Now a bunch of bureaucrats are going to come in and say, “You merge with this one over there, and you can’t drill this well, and that association can drill that well over there.”
You can see how this would really stir up a hornet nest, which is what has happened.
I would like to know what bureaucrat hatched this plan. I mean, who thinks up these proposals? Somebody, somewhere, had to sit down with his compatriots, over a cold beer, and say, “Now this is what we need down there in South Mississippi, and this is how we are going to do it.” But the one unknown as always: “How will the public react? What public response will we get?”
Right now, you can bet somebody somewhere in the bureacracy is scratching his head and wondering how he is going to tamp down a rising chorus against MDEQ’s proposals.
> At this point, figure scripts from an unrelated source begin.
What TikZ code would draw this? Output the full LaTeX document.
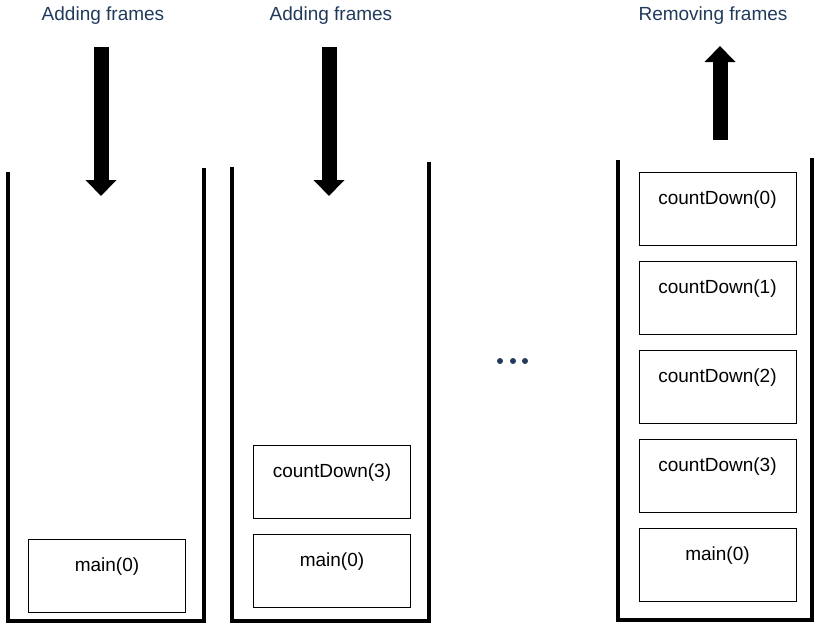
\documentclass[tikz,border=0pt]{standalone}
\usepackage{fontspec}
\setmainfont{Liberation Sans}
\usetikzlibrary{arrows.meta}
\definecolor{titleblue}{RGB}{33,58,92}
\tikzset{
  frame/.style={draw,line width=1pt,minimum width=157pt,minimum height=73pt,
    text height=14pt,text depth=23pt,font=\fontsize{19}{22}\selectfont},
  wall/.style={line width=4pt,line join=miter},
  heading/.style={text=titleblue,font=\fontsize{19}{22}\selectfont},
  push/.style={line width=15pt,-{Triangle[width=30pt,length=16pt]}}
}
\begin{document}
\begin{tikzpicture}[x=1pt,y=-1pt]
                \useasboundingbox (0,0) rectangle (814,624);
                % titles
                \node[heading] (t1) at (103,16) {Adding frames};
                \node[heading] (t2) at (331,16) {Adding frames};
                \node[heading] (t3) at (713,16) {Removing frames};
                % arrows
                \coordinate (a1) at (101,47); \coordinate (b1) at (101,196);
                \coordinate (a2) at (329,47); \coordinate (b2) at (329,196);
                \coordinate (a3) at (720,140); \coordinate (b3) at (720,46);
                \draw[push] (a1) -- (b1);
                \draw[push] (a2) -- (b2);
                \draw[push] (a3) -- (b3);
                % stacks
                \draw[wall] (8,172) -- (8,621) -- (204,621) -- (204,168);
                \draw[wall] (232,167) -- (232,621) -- (429,621) -- (429,162);
                \draw[wall] (618,160) -- (618,620) -- (812,620) -- (812,158);
                \node[frame] (m1) at (107,575.5) {main(0)};
                \node[frame] (c2) at (332,481.5) {countDown(3)};
                \node[frame] (m2) at (332,570.5) {main(0)};
                \foreach \n/\lbl [count=\i from 0] in {c30/countDown(0),c31/countDown(1),c32/countDown(2),c33/countDown(3),m3/main(0)}
                    \node[frame] (\n) at (717.5,208.5+89*\i) {\lbl};
                % dots
                \foreach \x in {500,513,525}
                    \fill[titleblue] (\x,361) circle (3pt);
            \end{tikzpicture}
\end{document}
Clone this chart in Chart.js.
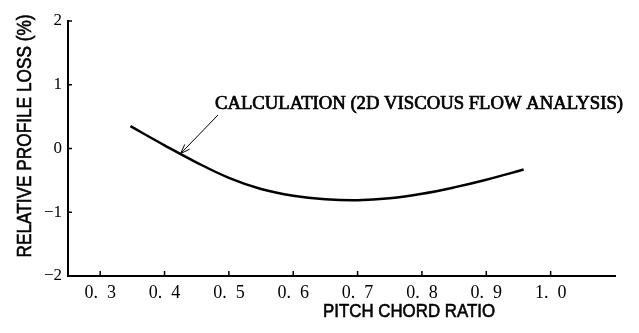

We really have no protection against these huge regulatory agencies, like the federal EPA, and, yes, MDEQ, too, although I know there are honest, hardworking bureaucrats in MDEQ, who approach their job as a public trust.
These decisions being contemplated will impact the water rates you pay in the future. You better get interested in it and don’t ignore it.
Our elected officials, who are close to us, like the supervisors, our city board and our legislators, are our only hope of putting pressure on these huge bureaucracies, which now dominate our government landscape.
If these amendments are adopted, it will move further away from you your ability to influence rates. Some faceless operative ensconced in an office a long way off will be setting your rates, not your local board.
The Tuesday hearing at PRCC was a good start for getting citizens re-engaged.